– Но, если ты будешь никем, тебя никто не возьмет замуж, – продолжал папа.
– А зачем выходить замуж, если в конечном итоге все равно умрет он, умру я, умрет наша любовь. Любовь, которая умрет, не имеет смысла. Вы поймите, поймите, замужем или нет, ученым или неучем, большим человеком или никем – Я ВСЕ РАВНО УМРУ!!! Так какая тогда разница?
– Но, если ты не выйдешь замуж, ты не сможешь иметь детей. А дети – это твое бессмертие, – сказал папа.
– Это как?
– Ты умрешь, а дети останутся. Дети – это часть тебя. Значит, ты не умрешь.
Я задумалась. Потом не согласилась.
– Во-первых, я – это не вы с мамой. Я – это я. А значит, и мои дети – это уже не я. Во-вторых, если бы я действительно могла оставить что-то бессмертное, тогда моя жизнь, возможно, имела бы смысл. Но ведь дети мои – тоже смертны! И они умрут!
– Они тоже оставят после себя детей.
– Те тоже, в свою очередь, умрут!
– Значит, раз все умрут, получается, нет смысла жить?
– Наконец ты понял! Именно! Жизнь бессмысленна.
– Значит, надо лежать целыми днями и ничего не делать?
– А для чего же суетиться, если в этой суете нет никакого смысла?
Папа с недоумением смотрел на меня.
– Хорошенькая теория, чтобы не ходить в школу!
Пришел дедушка. Дедушка, хоть и не был таким современным и грамотным, как родители, он больше всех понимал меня. Он мог не понимать сложных формулировок или заумных речей, но меня он понимал всегда, даже без слов. Эта близость была результатом особенной взаимной любви, которая была между нами столько, сколько помню себя. Дед сел на краешек моей кровати, от его ветхой телогрейки пахло нафталином и табаком. Он потрепал меня по голове и сказал:
– Кутенок, у тебя что, плохое настроение?
Вмето ответа слезы так и полились ручьем у меня из глаз.

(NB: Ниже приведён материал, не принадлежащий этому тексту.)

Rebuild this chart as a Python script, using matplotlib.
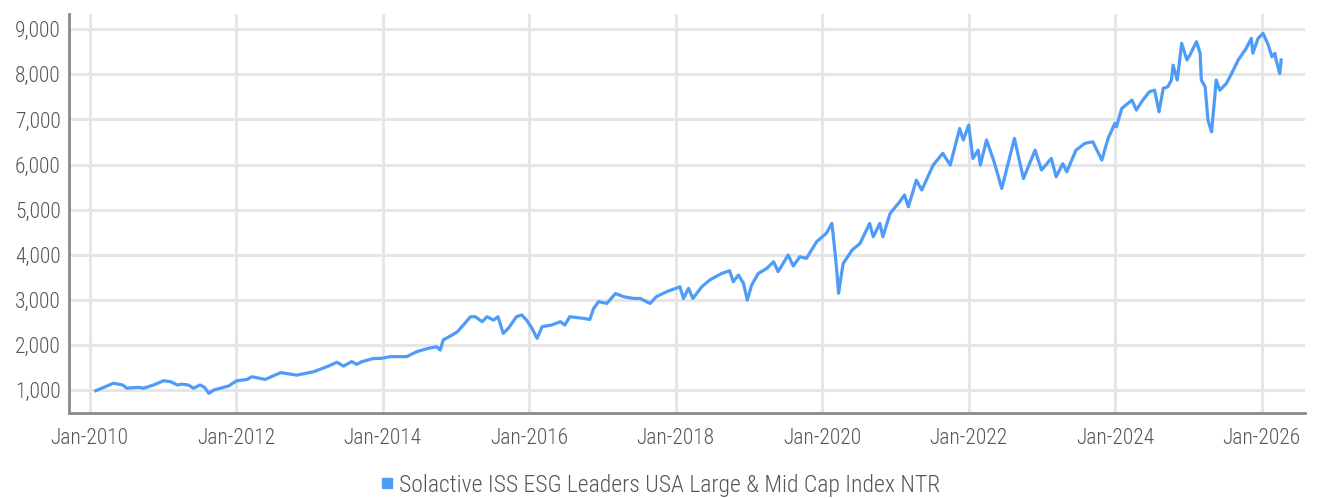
import pandas as pd
import matplotlib
matplotlib.use("Agg")
import matplotlib.pyplot as plt
import matplotlib.dates as mdates
from matplotlib.lines import Line2D
from matplotlib.ticker import FuncFormatter
from matplotlib import font_manager

# values
dates = [
    "2010-02-01", "2010-04-30", "2010-06-15", "2010-07-05", "2010-09-01", "2010-09-27",
    "2010-11-15", "2011-01-05", "2011-02-08", "2011-03-15", "2011-04-05", "2011-05-08",
    "2011-06-03", "2011-07-05", "2011-07-28", "2011-08-18", "2011-09-12", "2011-10-30",
    "2011-11-25", "2012-01-05", "2012-02-25", "2012-03-20", "2012-05-25", "2012-08-10",
    "2012-10-30", "2013-01-22", "2013-03-28", "2013-05-18", "2013-06-20", "2013-07-30",
    "2013-08-25", "2013-09-20", "2013-11-17", "2013-12-20", "2014-02-10", "2014-05-01",
    "2014-06-20", "2014-08-17", "2014-09-26", "2014-10-15", "2014-10-30", "2014-12-13",
    "2015-01-08", "2015-01-30", "2015-03-15", "2015-04-08", "2015-05-12", "2015-06-05",
    "2015-07-08", "2015-07-30", "2015-08-25", "2015-09-20", "2015-10-30", "2015-11-25",
    "2015-12-20", "2016-01-15", "2016-02-10", "2016-03-06", "2016-04-22", "2016-06-05",
    "2016-06-27", "2016-07-22", "2016-09-27", "2016-10-30", "2016-11-18", "2016-12-13",
    "2017-01-22", "2017-03-07", "2017-04-16", "2017-06-06", "2017-07-08", "2017-08-26",
    "2017-09-27", "2017-11-17", "2018-01-01", "2018-01-22", "2018-02-09", "2018-03-06",
    "2018-03-28", "2018-05-11", "2018-06-20", "2018-08-18", "2018-09-27", "2018-10-15",
    "2018-11-10", "2018-12-05", "2018-12-24", "2019-01-15", "2019-02-17", "2019-04-01",
    "2019-05-04", "2019-05-27", "2019-07-16", "2019-08-10", "2019-09-12", "2019-10-15",
    "2019-12-05", "2020-01-22", "2020-02-19", "2020-03-06", "2020-03-14", "2020-03-23",
    "2020-04-15", "2020-05-30", "2020-07-08", "2020-08-25", "2020-09-12", "2020-10-15",
    "2020-10-30", "2020-12-05", "2021-01-22", "2021-02-15", "2021-03-06", "2021-04-15",
    "2021-05-12", "2021-07-08", "2021-08-25", "2021-10-01", "2021-11-17", "2021-12-05",
    "2022-01-01", "2022-01-22", "2022-02-17", "2022-02-28", "2022-03-31", "2022-05-05",
    "2022-06-15", "2022-07-16", "2022-08-17", "2022-10-01", "2022-11-28", "2022-12-30",
    "2023-02-17", "2023-03-13", "2023-04-15", "2023-05-05", "2023-06-20", "2023-08-03",
    "2023-09-12", "2023-10-27", "2023-11-27", "2023-12-31", "2024-01-08", "2024-02-03",
    "2024-03-25", "2024-04-16", "2024-05-18", "2024-06-20", "2024-07-16", "2024-08-07",
    "2024-08-28", "2024-09-20", "2024-10-08", "2024-10-16", "2024-11-06", "2024-11-28",
    "2024-12-24", "2025-01-08", "2025-02-10", "2025-02-28", "2025-03-06", "2025-03-25",
    "2025-04-08", "2025-04-26", "2025-05-12", "2025-05-19", "2025-06-06", "2025-07-09",
    "2025-08-04", "2025-09-06", "2025-10-16", "2025-11-10", "2025-11-18", "2025-12-14",
    "2026-01-08", "2026-02-03", "2026-02-21", "2026-03-08", "2026-03-14", "2026-04-01",
    "2026-04-08",
]
values = [
    985, 1150, 1110, 1040, 1060, 1040,
    1110, 1205, 1185, 1110, 1130, 1110,
    1040, 1110, 1060, 925, 1000, 1060,
    1090, 1205, 1235, 1295, 1235, 1385,
    1330, 1405, 1515, 1615, 1530, 1630,
    1570, 1630, 1700, 1700, 1740, 1740,
    1850, 1925, 1960, 1885, 2110, 2220,
    2290, 2400, 2625, 2625, 2515, 2625,
    2550, 2625, 2255, 2370, 2625, 2665,
    2550, 2370, 2145, 2405, 2440, 2515,
    2440, 2625, 2590, 2565, 2810, 2960,
    2920, 3140, 3070, 3030, 3030, 2920,
    3070, 3180, 3255, 3290, 3030, 3255,
    3030, 3290, 3440, 3585, 3645, 3400,
    3550, 3365, 2995, 3330, 3585, 3700,
    3845, 3625, 3995, 3750, 3955, 3920,
    4290, 4475, 4695, 4030, 3660, 3145,
    3805, 4105, 4250, 4695, 4400, 4695,
    4400, 4915, 5175, 5325, 5065, 5655,
    5435, 5990, 6250, 5990, 6800, 6545,
    6875, 6135, 6320, 5990, 6545, 6100,
    5470, 6020, 6580, 5690, 6320, 5880,
    6135, 5730, 6020, 5840, 6320, 6470,
    6505, 6100, 6580, 6915, 6840, 7245,
    7430, 7210, 7430, 7615, 7650, 7170,
    7690, 7725, 7875, 8205, 7875, 8690,
    8320, 8430, 8725, 8470, 7875, 7725,
    6985, 6725, 7505, 7875, 7650, 7800,
    8020, 8320, 8580, 8800, 8470, 8800,
    8910, 8650, 8390, 8470, 8320, 8020,
    8320,
]
series_name = "Solactive ISS ESG Leaders USA Large & Mid Cap Index NTR"
tick_years = list(range(2010, 2027, 2))
y_ticks = [1000, 2000, 3000, 4000, 5000, 6000, 7000, 8000, 9000]

line_color = "#4f9bf8"
text_color = "#555555"

# pick a narrow face if one is there
installed = {f.name for f in font_manager.fontManager.ttflist}
families = [f for f in ["Roboto Condensed", "Liberation Sans Narrow", "Roboto"] if f in installed]
plt.rcParams["font.family"] = families + ["DejaVu Sans"]
narrow = bool(families) and families[0] != "Roboto"
label_size = 15.5 if narrow else 14.5

fig = plt.figure(figsize=(13.17, 4.98), dpi=100)
ax = fig.add_axes([0.0524, 0.1707, 0.9385, 0.8012])

x = pd.to_datetime(dates)
ax.plot(x, values, color=line_color, lw=2.3, solid_joinstyle="round", zorder=3)

ax.set_xlim(pd.Timestamp("2009-09-20"), pd.Timestamp("2026-08-05"))
ax.set_ylim(490, 9340)
ax.set_xticks([pd.Timestamp(f"{y}-01-01") for y in tick_years])
ax.xaxis.set_major_formatter(mdates.DateFormatter("%b-%Y"))
ax.set_yticks(y_ticks)
ax.yaxis.set_major_formatter(FuncFormatter(lambda v, p: f"{int(v):,}"))

ax.grid(True, color="#e6e6e6", lw=2.2, zorder=0)
ax.set_axisbelow(True)
for s in ["top", "right"]:
    ax.spines[s].set_visible(False)
for s in ["left", "bottom"]:
    ax.spines[s].set_color("#8a8a8a")
    ax.spines[s].set_linewidth(2)
ax.tick_params(axis="both", length=0, labelsize=label_size, colors=text_color)
ax.tick_params(axis="x", pad=11)
ax.tick_params(axis="y", pad=6)
for lbl in ax.get_xticklabels() + ax.get_yticklabels():
    lbl.set_fontweight("light")

handle = Line2D([], [], marker="s", ls="none", color=line_color, markersize=7.5)
leg = fig.legend([handle], [series_name], loc="center", bbox_to_anchor=(0.5, 0.026),
                 frameon=False, fontsize=label_size * 1.1, labelcolor=text_color,
                 handletextpad=0.1, handlelength=0.8)
for t in leg.get_texts():
    t.set_fontweight("light")

fig.savefig("out.png", dpi=100)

– Я знаю, милая, жизнь глупая штука, но ты же любишь своего деда, ты же не хочешь его огорчать? Если ты болеешь, значит, плохо и мне, а если ты здоровенькая – я счастлив. Нельзя лежать, кутенок, все время в постели. Лежат в постели больные. А ты должна быть здоровенькой…
Представьте, эти совершенно неубедительные слова подняли меня с постели. В тот день я пошла в школу, но через очень короткое время хандра вернулась, причем она наседала все основательней, крепче, уже никакие увещевания, просьбы, объяснения и т. д. не помогали. Я лежала в постели целыми днями, ничего не хотела, ничем не интересовалась и только постоянно плакала. Объяснение своей хандре я давала такое: не вижу смысла ни в чем!
Чтение художественной литературы было единственным занятием, занимавшим меня.
Не знаю, было ли влечение к художественной литературе вложено в меня еще Богом, при рождении, или эту любовь привили мне. У нас в доме были две огромные библиотеки. Одна – наверху, в кабинете у папы: там в основном были его книги, научные и художественные, много редких и уникальных изданий. Вторая библиотека располагалась внизу и содержала более известные произведения: А. С. Пушкин, Полное собрание сочинений, А. П. Чехов, Собрание сочинений, Салтыков-Щедрин… Нижней библиотекой пользовались все: и дедушка, и мама, и я, а впоследствии и маленькая Танька.
К тому же, через дорогу от нашего дома была прекрасная уютная районная библиотека. В школе, на втором этаже, тоже шикарная библиотека предлагала множество интереснейших книг, в какой угодно области. То есть, я как-то уже родилась в атмосфере, где книга имела вес, имела почет и уважение. Книга была неотъемлемой частью жизни, как в школе, так и у нас в семье.
С самого детства я любила, когда дедушка читал мне сказки. Папа постоянно декламировал вслух стихи: это было его любимое занятие. Он читал их с таким выражением и с таким чувством, что каким-то образом, наверно, мне все-таки передалось, что поэзия – это восторг!